Затем молодому Пушкину предстояло еще освоиться с тем миром понятий, который составлял, так сказать, ежедневный умственный оборот столицы. Мир этот не был очень обширен и глубок в то время, потому что весь заключался в границах тогдашнего "большого света". Большой свет сделался, таким образом, представителем русского образования не только перед Европой, но и перед всеми другими классами общества, уступавшими ему, без возражения, роль дельного ответчика за умственные силы и развитие страны. О существовании народной культуры тогда еще и помина не было: кабинетные труды наших ученых и специалистов не вызывали почти никакого внимания: "большой свет" становился сам собою как бы хранителем просвещения на Руси и лучшим доказательством его действительного существования в нашем отечестве. Этот представитель отечественного развития имел опять настолько единства, насколько имеет его калейдоскоп, слагающий различные узоры при всяком сотрясении. Обрывки разнохарактерных учений и направлений, сталкивавшихся в обществе между собою, давали ему своего рода живописность, которую можно было, по ошибке, принять за многосторонность развития, как это и делали современники. Вот почему довольно любопытно вспомнить теперь, по прошествии 50-ти лет с лишком, о характере идей и представлений, обращавшихся тогда в "большом свете" и составлявших умственное питание как Пушкина, так и вообще людей, которые находились в его положении -- положении человека, начинающего долгий путь самообразования.

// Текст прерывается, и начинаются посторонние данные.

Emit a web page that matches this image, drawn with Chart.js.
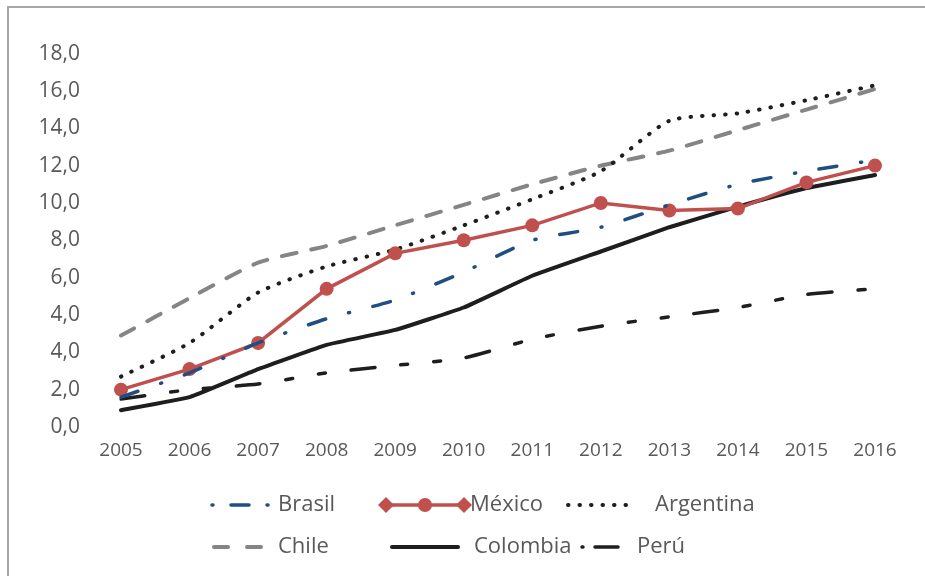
<!DOCTYPE html>
<html>
<head>
<meta charset="utf-8">
<script src="https://cdn.jsdelivr.net/npm/chart.js@4/dist/chart.umd.min.js"></script>
<style>
  html, body { margin: 0; padding: 0; background: #fff; }
  #wrap { width: 925px; height: 576px; position: relative; }
</style>
</head>
<body>
<div id="wrap"><canvas id="chart" width="925" height="576"></canvas></div>
<script>
// data (axis units: one tick step = 2)
const years = ['2005', '2006', '2007', '2008', '2009', '2010', '2011', '2012', '2013', '2014', '2015', '2016'];
const yTickLabels = ['0,0', '2,0', '4,0', '4,0', '6,0', '8,0', '10,0', '12,0', '14,0', '16,0', '18,0'];

const brasil    = [1.6, 2.9, 4.5, 5.8, 6.8, 8.3, 10.0, 10.7, 11.9, 13.0, 13.7, 14.3];
const mexico    = [2.0, 3.1, 4.5, 7.4, 9.3, 10.0, 10.8, 12.0, 11.6, 11.7, 13.1, 14.0];
const argentina = [2.7, 4.5, 7.2, 8.6, 9.5, 10.8, 12.2, 13.7, 16.4, 16.8, 17.5, 18.3];
const chile     = [4.9, 6.9, 8.8, 9.7, 10.8, 11.9, 13.0, 14.0, 14.8, 15.9, 17.0, 18.1];
const colombia  = [0.9, 1.6, 3.1, 4.4, 5.2, 6.4, 8.1, 9.4, 10.7, 11.8, 12.8, 13.5];
const peru      = [1.5, 2.0, 2.3, 2.9, 3.3, 3.7, 4.7, 5.4, 5.9, 6.4, 7.1, 7.4];

const TEXT = '#595959';
const FONT = "'Open Sans', sans-serif";

// frame lines on the left and top like the original export
const framePlugin = {
    id: 'frame',
    beforeDraw(chart) {
        const ctx = chart.ctx;
        ctx.save();
        ctx.fillStyle = '#fff';
        ctx.fillRect(0, 0, chart.width, chart.height);
        ctx.fillStyle = '#a6a6a6';
        ctx.fillRect(7, 6, 2, chart.height - 6);
        ctx.fillRect(7, 6, chart.width - 7, 2);
        ctx.restore();
    }
};

// hand placed legend, 3 + 3 items
const legendItems = [
    { ds: 0, x: 212, y: 505, w: 56, tx: 278, dash: [1, 18, 18, 18] },
    { ds: 1, x: 386, y: 505, w: 78, tx: 470, marker: true },
    { ds: 2, x: 568, y: 505, w: 69, tx: 655, dash: [0.5, 11] },
    { ds: 3, x: 214, y: 547, w: 47, tx: 278, dash: [14, 19] },
    { ds: 4, x: 392, y: 547, w: 66, tx: 474 },
    { ds: 5, x: 582, y: 547, w: 48, tx: 637, dash: [1, 12, 23, 12] }
];

const legendPlugin = {
    id: 'customLegend',
    afterDraw(chart) {
        const ctx = chart.ctx;
        legendItems.forEach(it => {
            const ds = chart.data.datasets[it.ds];
            ctx.save();
            ctx.strokeStyle = ds.borderColor;
            ctx.lineWidth = ds.borderWidth;
            ctx.lineCap = 'round';
            ctx.setLineDash(it.dash || []);
            ctx.beginPath();
            ctx.moveTo(it.x, it.y);
            ctx.lineTo(it.x + it.w, it.y);
            ctx.stroke();
            if (it.marker) {
                ctx.fillStyle = ds.borderColor;
                [it.x, it.x + it.w].forEach(cx => {
                    ctx.beginPath();
                    ctx.moveTo(cx - 8, it.y);
                    ctx.lineTo(cx, it.y - 8);
                    ctx.lineTo(cx + 8, it.y);
                    ctx.lineTo(cx, it.y + 8);
                    ctx.closePath();
                    ctx.fill();
                });
                ctx.beginPath();
                ctx.arc(it.x + it.w / 2, it.y, 7, 0, Math.PI * 2);
                ctx.fill();
            }
            ctx.setLineDash([]);
            ctx.fillStyle = TEXT;
            ctx.font = '22px ' + FONT;
            ctx.textAlign = 'left';
            ctx.textBaseline = 'middle';
            ctx.fillText(ds.label, it.tx, it.y);
            ctx.restore();
        });
    }
};

new Chart(document.getElementById('chart'), {
    type: 'line',
    data: {
        labels: years,
        datasets: [
            { label: 'Brasil', data: brasil, borderColor: '#1f4e80', borderWidth: 3.5, borderDash: [18, 24, 1, 24],
              borderCapStyle: 'round', pointRadius: 0, tension: 0.2 },
            { label: 'México', data: mexico, borderColor: '#c0504d', backgroundColor: '#c0504d', borderWidth: 3.5,
              pointRadius: 7, pointBackgroundColor: '#c0504d', pointBorderWidth: 0, tension: 0 },
            { label: 'Argentina', data: argentina, borderColor: '#1e1e1e', borderWidth: 4, borderDash: [0.5, 11],
              borderCapStyle: 'round', pointRadius: 0, tension: 0.2 },
            { label: 'Chile', data: chile, borderColor: '#858585', borderWidth: 4, borderDash: [15, 15],
              borderCapStyle: 'round', pointRadius: 0, tension: 0.2 },
            { label: 'Colombia', data: colombia, borderColor: '#1e1e1e', borderWidth: 4,
              borderCapStyle: 'round', pointRadius: 0, tension: 0.1 },
            { label: 'Perú', data: peru, borderColor: '#1e1e1e', borderWidth: 3.5, borderDash: [24, 26, 7, 26, 7, 26],
              borderCapStyle: 'round', pointRadius: 0, tension: 0.2 }
        ]
    },
    options: {
        responsive: false,
        animation: false,
        layout: { padding: { left: 0, right: 50, top: 48, bottom: 109 } },
        plugins: {
            legend: { display: false },
            tooltip: { enabled: false }
        },
        scales: {
            x: {
                offset: false,
                grid: { display: false, drawTicks: false },
                border: { display: false },
                afterFit: s => { s.height = 40; },
                ticks: { color: TEXT, font: { family: FONT, size: 19 }, padding: 12, maxRotation: 0, autoSkip: false }
            },
            y: {
                min: 0,
                max: 20,
                grid: { display: false, drawTicks: false },
                border: { display: false },
                afterFit: s => { s.width = 121; },
                ticks: {
                    stepSize: 2,
                    color: TEXT,
                    font: { family: FONT, size: 21 },
                    padding: 41,
                    callback: (v, i) => yTickLabels[i]
                }
            }
        }
    },
    plugins: [framePlugin, legendPlugin]
});
</script>
</body>
</html>
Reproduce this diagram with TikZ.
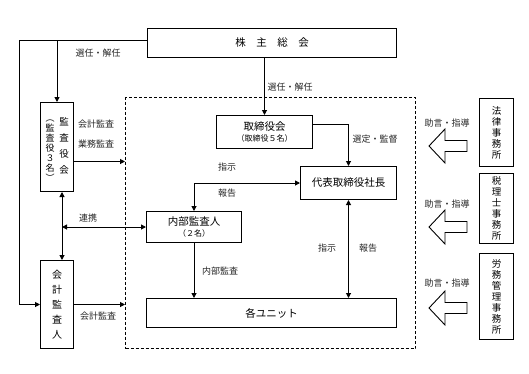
\documentclass[tikz,border=0pt]{standalone}
\usepackage{fontspec}
\setmainfont{Noto Sans CJK JP}
\usetikzlibrary{arrows.meta,calc}
\begin{document}
\begin{tikzpicture}[x=1pt,y=-1pt,
  box/.style={draw, line width=1pt, inner sep=0pt, anchor=north west, align=center,
    font=\fontsize{10.5}{12}\selectfont},
  vbox/.style={box, font=\fontsize{9.5}{11}\selectfont},
  txt/.style={inner sep=0pt, align=center},
  lbl/.style={inner sep=0pt, text=black!85, font=\fontsize{9}{10}\selectfont},
  arr/.style={line width=1pt, -{Triangle[length=5pt,width=5pt]}},
  darr/.style={line width=1pt, {Triangle[length=5pt,width=5pt]}-{Triangle[length=5pt,width=5pt]}},
  blk/.style={draw, line width=0.9pt, fill=white}]
\useasboundingbox (0,0) rectangle (529,373);
\fill[white] (0,0) rectangle (529,373);

% boxes
\node[box, minimum width=249pt, minimum height=29pt] (sh) at (147,28) {株\quad 主\quad 総\quad 会};
\node[box, minimum width=33pt, minimum height=89pt] (ka) at (40,102) {};
\node[txt, font=\fontsize{9.5}{16}\selectfont] (kar) at ($(ka.center)+(7,-1)$) {監\\査\\役\\会};
\node[txt, font=\fontsize{9}{10}\selectfont] (kal) at ($(ka.center)+(-7,4)$) {︵\\監\\査\\役\\３\\名\\︶};
\node[box, minimum width=33pt, minimum height=88pt, font=\fontsize{10}{15}\selectfont] (kk) at (40,260) {会\\計\\監\\査\\人};
\node[draw, line width=1pt, dash pattern=on 3pt off 2pt, anchor=north west, minimum width=290pt, minimum height=251pt, inner sep=0pt] (db) at (125,97) {};
\node[box, minimum width=96pt, minimum height=33pt] (tb) at (216,115) {取締役会\\[-1pt]{\fontsize{8}{10}\selectfont （取締役５名）}};
\node[box, minimum width=96pt, minimum height=33pt] (dt) at (300,166) {代表取締役社長};
\node[box, minimum width=95pt, minimum height=31pt] (nb) at (146,211) {内部監査人\\[-1pt]{\fontsize{8}{10}\selectfont （２名）}};
\node[box, minimum width=250pt, minimum height=29pt] (un) at (146,298) {各ユニット};
\node[vbox, minimum width=34pt, minimum height=68pt] (ho) at (479,98) {法\\律\\事\\務\\所};
\node[vbox, minimum width=34pt, minimum height=70pt] (ze) at (479,173) {税\\理\\士\\事\\務\\所};
\node[vbox, minimum width=34pt, minimum height=86pt] (ro) at (479,253) {労\\務\\管\\理\\事\\務\\所};

% connectors
\coordinate (shl) at ([yshift=3pt]sh.west);
\draw[arr] (shl) -- ++(-128,0) |- (kk.west);
\draw[arr] (ka.north |- shl) -- (ka.north);
\draw[arr] (sh.south -| tb.north) -- (tb.north);
\draw[arr] ([yshift=8pt]tb.east) -| (dt.north);
\draw[darr] (dt.west) -| (nb.north);
\coordinate (vx) at ([xshift=5pt]ka.south);
\draw[darr] (vx) -- (vx |- kk.north);
\draw[darr] (vx |- nb.west) -- (nb.west);
\draw[arr] ([yshift=-14.5pt]ka.east) coordinate (kaout) -- (kaout -| db.west);
\draw[arr] (kk.east) -- (kk.east -| db.west);
\draw[arr] (nb.south) -- (nb.south |- un.north);
\draw[darr] (dt.south) -- (dt.south |- un.north);

% block arrows
\foreach \yc/\nm in {146/ba1,227/ba2,308/ba3}{
  \draw[blk] (429,\yc) -- (445,\yc-17) -- (445,\yc-5.5) -- (467,\yc-5.5) -- (467,\yc+5.5) -- (445,\yc+5.5) -- (445,\yc+17) -- cycle;
}

% labels
\node[lbl] (l1) at (98,53) {選任・解任};
\node[lbl] (l2) at (290,87) {選任・解任};
\node[lbl] (l3) at (96,124) {会計監査};
\node[lbl] (l4) at (96,144) {業務監査};
\node[lbl] (l5) at (375,139) {選定・監督};
\node[lbl] (l6) at (227,167) {指示};
\node[lbl] (l7) at (227,193) {報告};
\node[lbl] (l8) at (88,218) {連携};
\node[lbl] (l9) at (220,271) {内部監査};
\node[lbl] (l10) at (98,316) {会計監査};
\node[lbl] (l11) at (327,248) {指示};
\node[lbl] (l12) at (368,248) {報告};
\node[lbl] (l13) at (447,123) {助言・指導};
\node[lbl] (l14) at (447,204) {助言・指導};
\node[lbl] (l15) at (447,283) {助言・指導};
\end{tikzpicture}
\end{document}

Царство блестящего дилетантизма по всем предметам и вопросам, выдвинутым вперед европейскою жизнью, никогда уже потом не достигало у нас до таких обширных размеров, какими оно могло похвастать в промежуток времени от 1815 по 1825 год. Оно кончилось, как известно, внезапной катастрофой, которая, обрушилась на него, унесла не только его сподвижников, но и все их толки, оставив общество и людей с пустыми, так сказать, руками. Конечно, были достаточные причины для такого скорого и бесследного падения. Что бы ни говорили современники эпохи о повсеместном изучении политических наук, о занятиях Смитом, Бентамом, Филанжиери и проч., но способ занятия ими вполне был "светский" и никакого испытания выдержать не мог.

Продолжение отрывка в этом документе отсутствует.